Challenge:
Without the pictures, set down every line of the data exactly.
===== Collected material
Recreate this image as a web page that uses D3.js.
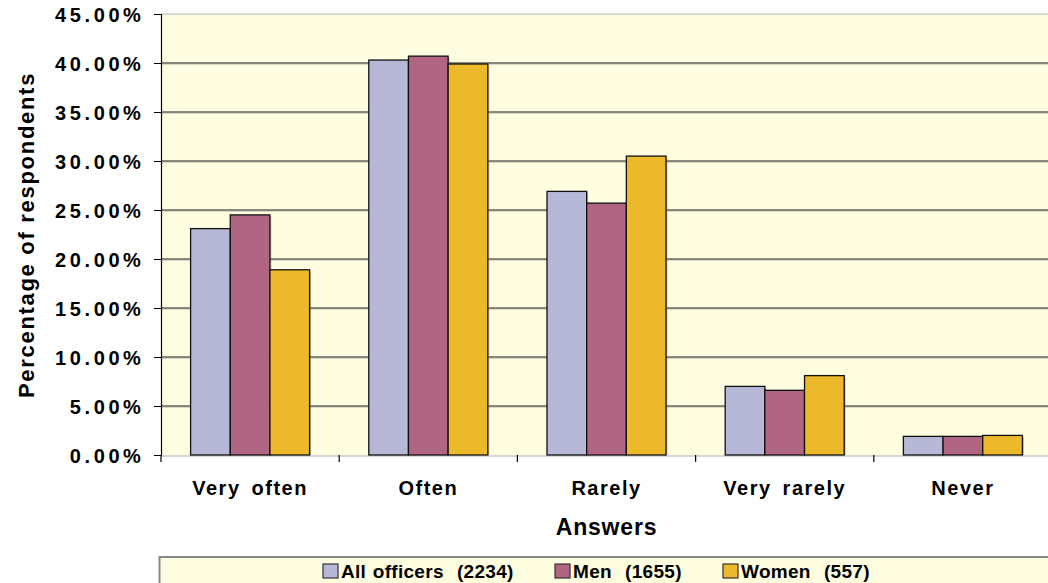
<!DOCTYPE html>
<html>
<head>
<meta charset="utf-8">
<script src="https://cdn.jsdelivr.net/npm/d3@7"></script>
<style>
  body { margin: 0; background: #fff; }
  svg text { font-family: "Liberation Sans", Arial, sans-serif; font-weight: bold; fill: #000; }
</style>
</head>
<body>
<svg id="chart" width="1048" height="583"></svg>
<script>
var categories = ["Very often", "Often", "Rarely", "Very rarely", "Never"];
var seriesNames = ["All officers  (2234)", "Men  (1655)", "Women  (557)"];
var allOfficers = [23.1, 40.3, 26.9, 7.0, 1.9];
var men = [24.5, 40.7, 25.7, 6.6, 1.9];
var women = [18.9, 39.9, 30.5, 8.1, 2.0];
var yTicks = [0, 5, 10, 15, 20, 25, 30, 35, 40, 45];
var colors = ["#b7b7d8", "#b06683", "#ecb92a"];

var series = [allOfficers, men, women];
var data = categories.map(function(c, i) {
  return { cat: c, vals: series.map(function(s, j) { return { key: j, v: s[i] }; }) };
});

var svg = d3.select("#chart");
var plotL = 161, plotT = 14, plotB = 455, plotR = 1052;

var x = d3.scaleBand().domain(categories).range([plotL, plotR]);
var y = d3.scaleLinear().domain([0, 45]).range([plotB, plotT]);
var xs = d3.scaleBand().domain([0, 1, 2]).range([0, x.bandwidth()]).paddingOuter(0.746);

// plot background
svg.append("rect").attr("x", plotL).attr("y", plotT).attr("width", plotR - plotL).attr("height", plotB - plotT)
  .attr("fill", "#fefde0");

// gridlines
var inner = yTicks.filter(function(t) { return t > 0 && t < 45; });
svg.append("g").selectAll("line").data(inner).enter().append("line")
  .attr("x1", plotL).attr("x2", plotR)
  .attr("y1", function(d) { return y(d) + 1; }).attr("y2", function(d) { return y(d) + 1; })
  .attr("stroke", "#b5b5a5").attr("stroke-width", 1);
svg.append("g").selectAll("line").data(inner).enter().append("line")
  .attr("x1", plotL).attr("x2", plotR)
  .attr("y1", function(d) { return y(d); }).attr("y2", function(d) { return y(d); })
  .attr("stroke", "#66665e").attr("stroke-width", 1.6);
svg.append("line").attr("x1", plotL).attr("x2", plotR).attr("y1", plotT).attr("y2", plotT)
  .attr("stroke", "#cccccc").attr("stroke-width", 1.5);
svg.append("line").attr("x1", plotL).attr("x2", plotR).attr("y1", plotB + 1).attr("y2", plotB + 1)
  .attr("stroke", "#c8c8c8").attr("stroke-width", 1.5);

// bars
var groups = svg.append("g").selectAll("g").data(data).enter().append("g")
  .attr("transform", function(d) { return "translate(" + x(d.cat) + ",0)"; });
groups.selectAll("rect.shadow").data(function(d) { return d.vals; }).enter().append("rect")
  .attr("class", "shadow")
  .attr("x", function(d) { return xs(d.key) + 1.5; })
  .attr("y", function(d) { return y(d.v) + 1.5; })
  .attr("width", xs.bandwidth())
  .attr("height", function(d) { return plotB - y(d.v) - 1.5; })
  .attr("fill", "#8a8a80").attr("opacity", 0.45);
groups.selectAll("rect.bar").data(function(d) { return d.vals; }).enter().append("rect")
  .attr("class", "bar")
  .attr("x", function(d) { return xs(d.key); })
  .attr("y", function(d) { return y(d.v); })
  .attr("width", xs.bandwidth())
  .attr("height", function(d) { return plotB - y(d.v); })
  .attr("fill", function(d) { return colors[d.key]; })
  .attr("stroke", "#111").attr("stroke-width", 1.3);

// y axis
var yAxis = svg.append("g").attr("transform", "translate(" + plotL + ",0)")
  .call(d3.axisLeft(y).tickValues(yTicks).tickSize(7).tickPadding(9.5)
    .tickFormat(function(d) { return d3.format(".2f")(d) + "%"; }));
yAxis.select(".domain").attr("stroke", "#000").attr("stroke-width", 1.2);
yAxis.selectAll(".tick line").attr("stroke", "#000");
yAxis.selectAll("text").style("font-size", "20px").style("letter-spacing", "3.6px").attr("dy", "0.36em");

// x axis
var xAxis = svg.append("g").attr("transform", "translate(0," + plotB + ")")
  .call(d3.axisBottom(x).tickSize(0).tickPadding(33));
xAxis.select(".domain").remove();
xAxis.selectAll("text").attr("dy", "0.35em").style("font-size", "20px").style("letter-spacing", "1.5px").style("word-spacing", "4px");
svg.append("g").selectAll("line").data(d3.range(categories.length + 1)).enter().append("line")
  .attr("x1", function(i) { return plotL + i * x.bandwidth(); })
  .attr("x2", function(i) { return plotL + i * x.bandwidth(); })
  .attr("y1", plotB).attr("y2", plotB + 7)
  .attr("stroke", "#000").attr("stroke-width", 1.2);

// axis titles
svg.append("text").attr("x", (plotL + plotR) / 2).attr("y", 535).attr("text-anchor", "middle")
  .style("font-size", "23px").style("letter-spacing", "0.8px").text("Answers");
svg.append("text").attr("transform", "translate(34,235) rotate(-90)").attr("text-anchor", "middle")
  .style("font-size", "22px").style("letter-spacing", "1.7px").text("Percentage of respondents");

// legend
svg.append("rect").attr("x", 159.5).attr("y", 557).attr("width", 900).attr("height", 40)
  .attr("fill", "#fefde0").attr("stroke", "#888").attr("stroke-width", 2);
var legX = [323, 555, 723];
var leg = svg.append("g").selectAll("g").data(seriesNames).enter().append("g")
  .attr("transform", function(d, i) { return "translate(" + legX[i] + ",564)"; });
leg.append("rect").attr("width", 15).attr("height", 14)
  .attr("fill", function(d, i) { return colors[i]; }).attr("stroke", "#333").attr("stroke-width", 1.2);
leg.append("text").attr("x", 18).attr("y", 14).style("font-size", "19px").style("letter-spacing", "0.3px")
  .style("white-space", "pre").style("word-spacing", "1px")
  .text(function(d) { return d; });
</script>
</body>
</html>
==========
Final result:
Recreate this image as a web page that uses D3.js.
<!DOCTYPE html>
<html>
<head>
<meta charset="utf-8">
<script src="https://cdn.jsdelivr.net/npm/d3@7"></script>
<style>
  body { margin: 0; background: #fff; }
  svg text { font-family: "Liberation Sans", Arial, sans-serif; font-weight: bold; fill: #000; }
</style>
</head>
<body>
<svg id="chart" width="1048" height="583"></svg>
<script>
var categories = ["Very often", "Often", "Rarely", "Very rarely", "Never"];
var seriesNames = ["All officers  (2234)", "Men  (1655)", "Women  (557)"];
var allOfficers = [23.1, 40.3, 26.9, 7.0, 1.9];
var men = [24.5, 40.7, 25.7, 6.6, 1.9];
var women = [18.9, 39.9, 30.5, 8.1, 2.0];
var yTicks = [0, 5, 10, 15, 20, 25, 30, 35, 40, 45];
var colors = ["#b7b7d8", "#b06683", "#ecb92a"];

var series = [allOfficers, men, women];
var data = categories.map(function(c, i) {
  return { cat: c, vals: series.map(function(s, j) { return { key: j, v: s[i] }; }) };
});

var svg = d3.select("#chart");
var plotL = 161, plotT = 14, plotB = 455, plotR = 1052;

var x = d3.scaleBand().domain(categories).range([plotL, plotR]);
var y = d3.scaleLinear().domain([0, 45]).range([plotB, plotT]);
var xs = d3.scaleBand().domain([0, 1, 2]).range([0, x.bandwidth()]).paddingOuter(0.746);

// plot background
svg.append("rect").attr("x", plotL).attr("y", plotT).attr("width", plotR - plotL).attr("height", plotB - plotT)
  .attr("fill", "#fefde0");

// gridlines
var inner = yTicks.filter(function(t) { return t > 0 && t < 45; });
svg.append("g").selectAll("line").data(inner).enter().append("line")
  .attr("x1", plotL).attr("x2", plotR)
  .attr("y1", function(d) { return y(d) + 1; }).attr("y2", function(d) { return y(d) + 1; })
  .attr("stroke", "#b5b5a5").attr("stroke-width", 1);
svg.append("g").selectAll("line").data(inner).enter().append("line")
  .attr("x1", plotL).attr("x2", plotR)
  .attr("y1", function(d) { return y(d); }).attr("y2", function(d) { return y(d); })
  .attr("stroke", "#66665e").attr("stroke-width", 1.6);
svg.append("line").attr("x1", plotL).attr("x2", plotR).attr("y1", plotT).attr("y2", plotT)
  .attr("stroke", "#cccccc").attr("stroke-width", 1.5);
svg.append("line").attr("x1", plotL).attr("x2", plotR).attr("y1", plotB + 1).attr("y2", plotB + 1)
  .attr("stroke", "#c8c8c8").attr("stroke-width", 1.5);

// bars
var groups = svg.append("g").selectAll("g").data(data).enter().append("g")
  .attr("transform", function(d) { return "translate(" + x(d.cat) + ",0)"; });
groups.selectAll("rect.shadow").data(function(d) { return d.vals; }).enter().append("rect")
  .attr("class", "shadow")
  .attr("x", function(d) { return xs(d.key) + 1.5; })
  .attr("y", function(d) { return y(d.v) + 1.5; })
  .attr("width", xs.bandwidth())
  .attr("height", function(d) { return plotB - y(d.v) - 1.5; })
  .attr("fill", "#8a8a80").attr("opacity", 0.45);
groups.selectAll("rect.bar").data(function(d) { return d.vals; }).enter().append("rect")
  .attr("class", "bar")
  .attr("x", function(d) { return xs(d.key); })
  .attr("y", function(d) { return y(d.v); })
  .attr("width", xs.bandwidth())
  .attr("height", function(d) { return plotB - y(d.v); })
  .attr("fill", function(d) { return colors[d.key]; })
  .attr("stroke", "#111").attr("stroke-width", 1.3);

// y axis
var yAxis = svg.append("g").attr("transform", "translate(" + plotL + ",0)")
  .call(d3.axisLeft(y).tickValues(yTicks).tickSize(7).tickPadding(9.5)
    .tickFormat(function(d) { return d3.format(".2f")(d) + "%"; }));
yAxis.select(".domain").attr("stroke", "#000").attr("stroke-width", 1.2);
yAxis.selectAll(".tick line").attr("stroke", "#000");
yAxis.selectAll("text").style("font-size", "20px").style("letter-spacing", "3.6px").attr("dy", "0.36em");

// x axis
var xAxis = svg.append("g").attr("transform", "translate(0," + plotB + ")")
  .call(d3.axisBottom(x).tickSize(0).tickPadding(33));
xAxis.select(".domain").remove();
xAxis.selectAll("text").attr("dy", "0.35em").style("font-size", "20px").style("letter-spacing", "1.5px").style("word-spacing", "4px");
svg.append("g").selectAll("line").data(d3.range(categories.length + 1)).enter().append("line")
  .attr("x1", function(i) { return plotL + i * x.bandwidth(); })
  .attr("x2", function(i) { return plotL + i * x.bandwidth(); })
  .attr("y1", plotB).attr("y2", plotB + 7)
  .attr("stroke", "#000").attr("stroke-width", 1.2);

// axis titles
svg.append("text").attr("x", (plotL + plotR) / 2).attr("y", 535).attr("text-anchor", "middle")
  .style("font-size", "23px").style("letter-spacing", "0.8px").text("Answers");
svg.append("text").attr("transform", "translate(34,235) rotate(-90)").attr("text-anchor", "middle")
  .style("font-size", "22px").style("letter-spacing", "1.7px").text("Percentage of respondents");

// legend
svg.append("rect").attr("x", 159.5).attr("y", 557).attr("width", 900).attr("height", 40)
  .attr("fill", "#fefde0").attr("stroke", "#888").attr("stroke-width", 2);
var legX = [323, 555, 723];
var leg = svg.append("g").selectAll("g").data(seriesNames).enter().append("g")
  .attr("transform", function(d, i) { return "translate(" + legX[i] + ",564)"; });
leg.append("rect").attr("width", 15).attr("height", 14)
  .attr("fill", function(d, i) { return colors[i]; }).attr("stroke", "#333").attr("stroke-width", 1.2);
leg.append("text").attr("x", 18).attr("y", 14).style("font-size", "19px").style("letter-spacing", "0.3px")
  .style("white-space", "pre").style("word-spacing", "1px")
  .text(function(d) { return d; });
</script>
</body>
</html>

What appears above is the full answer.